I remember how I cried and kept telling Father that I didn’t want to cut my hair but he kept saying its tradition. At the time, Father was the only one of his male siblings that had children with several daughters. His other sibling had an only child – a son who was about five. I finally cut my hair. I looked at my younger sister who just turned one. Her hair was also cut. I kept wondering why she couldn’t be exempted from cutting her hair since she was too young to know who died or why she should mourn her grandfather by cutting her hair. My grand aunt (grandfather’s wife he married after grandmother died) also cut all her hair. Her hair was burnt while songs were being sung by other women who were in one way related and/or friends. The common feature among them was that they were also widows.

*

I can tell you that it was difficult coming back to Abuja and going back to school. I remember friends in school looking at me in a strange way or teachers shaking their heads or kids coming to school to tell me that in their village their parents said they wouldn’t have to cut their hair if their grandparent died. Some even said that they wouldn’t have to cut their hair if it were their parent.

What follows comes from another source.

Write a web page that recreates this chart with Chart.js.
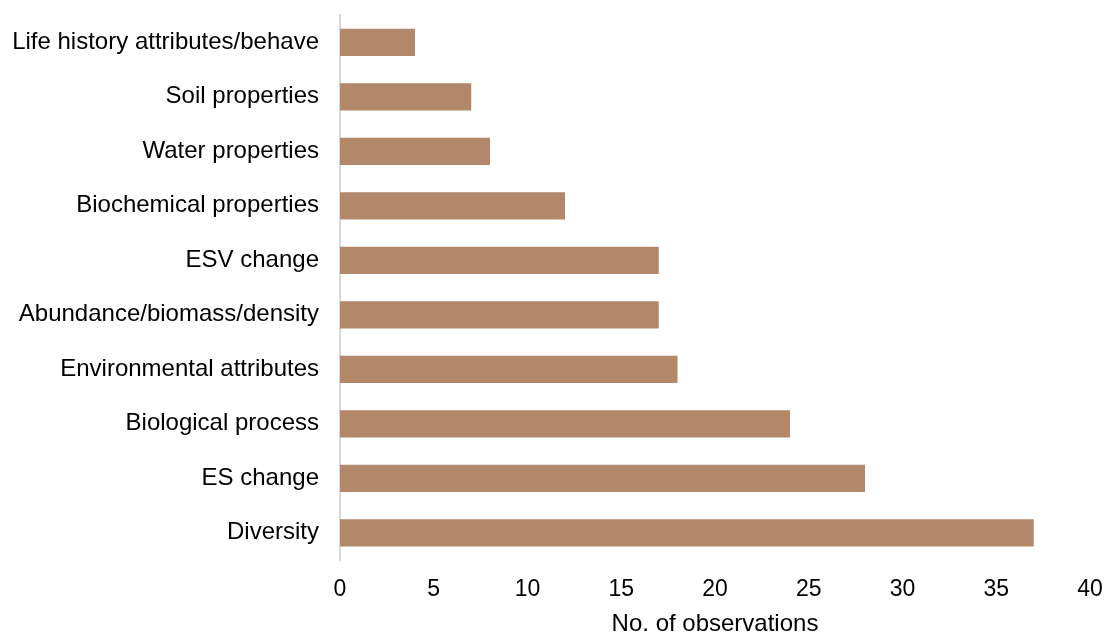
<!DOCTYPE html>
<html>
<head>
<meta charset="utf-8">
<script src="https://cdn.jsdelivr.net/npm/chart.js@4/dist/chart.umd.min.js"></script>
<style>
  html, body { margin: 0; padding: 0; background: #fff; }
  #wrap { width: 1106px; height: 635px; }
</style>
</head>
<body>
<div id="wrap"><canvas id="obsChart" width="1106" height="635"></canvas></div>
<script>
const categories = [
  "Life history attributes/behave",
  "Soil properties",
  "Water properties",
  "Biochemical properties",
  "ESV change",
  "Abundance/biomass/density",
  "Environmental attributes",
  "Biological process",
  "ES change",
  "Diversity"
];
const observations = [4, 7, 8, 12, 17, 17, 18, 24, 28, 37];
const xTicks = [0, 5, 10, 15, 20, 25, 30, 35, 40];

const font = "'Liberation Sans', Arial, sans-serif";

// fixed axis sizes; drop the label-overhang padding so layout.padding sets the plot edges
function fixAxis(size) {
  return (axis) => {
    if (axis.isHorizontal()) axis.height = size; else axis.width = size;
    axis.paddingTop = axis.paddingBottom = axis.paddingLeft = axis.paddingRight = 0;
  };
}

new Chart(document.getElementById("obsChart").getContext("2d"), {
  type: "bar",
  data: {
    labels: categories,
    datasets: [{
      data: observations,
      backgroundColor: "#b2876a",
      borderWidth: 0,
      barPercentage: 0.5,
      categoryPercentage: 1.0
    }]
  },
  options: {
    indexAxis: "y",
    responsive: false,
    animation: false,
    devicePixelRatio: 1,
    layout: { padding: { top: 15, right: 16, bottom: 0, left: 0 } },
    plugins: { legend: { display: false }, tooltip: { enabled: false } },
    scales: {
      x: {
        min: 0,
        max: 40,
        afterBuildTicks: (axis) => { axis.ticks = xTicks.map((v) => ({ value: v })); },
        afterFit: fixAxis(75),
        grid: { display: false },
        border: { display: false },
        ticks: { color: "#000", padding: 8, font: { family: font, size: 23 } },
        title: {
          display: true,
          text: "No. of observations",
          color: "#000",
          padding: { top: 0, bottom: -4 },
          font: { family: font, size: 24 }
        }
      },
      y: {
        afterFit: fixAxis(340),
        grid: { display: false },
        border: { display: true, color: "#d9d9d9", width: 2 },
        ticks: { color: "#000", padding: 13, font: { family: font, size: 24 } }
      }
    }
  }
});
</script>
</body>
</html>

I can’t tell you that I understand this tradition or I understand the fact that my village doesn’t kill snakes when they see them but move them aside because they believe its their ancestors. I know these traditions have been obeyed and passed from generations to generations but it doesn’t mean they make sense. Why would my grandfather die and I have to cut all my hair to show that I am mourning him? I kinda understand the wife and children cutting their hair but not the others. The traditions are extreme! Why can’t one be given a choice to bury another as they choose? So what if I was a man from my village, married with children; if I write a will and among many other things saying that my wife and children should not cut their hair. If I die would my relatives and siblings abide by it or go against it since it’s not the tradition? I keep asking myself this.

I believe cultures and traditions aren’t static. Therefore, they vary from time to time. What maybe favourable in the past may not be favourable in the present. This is the more reason why the traditional rulers and law makers should look into these traditions and make favourable laws.

I must confess that I’m glad I have more sisters than brothers.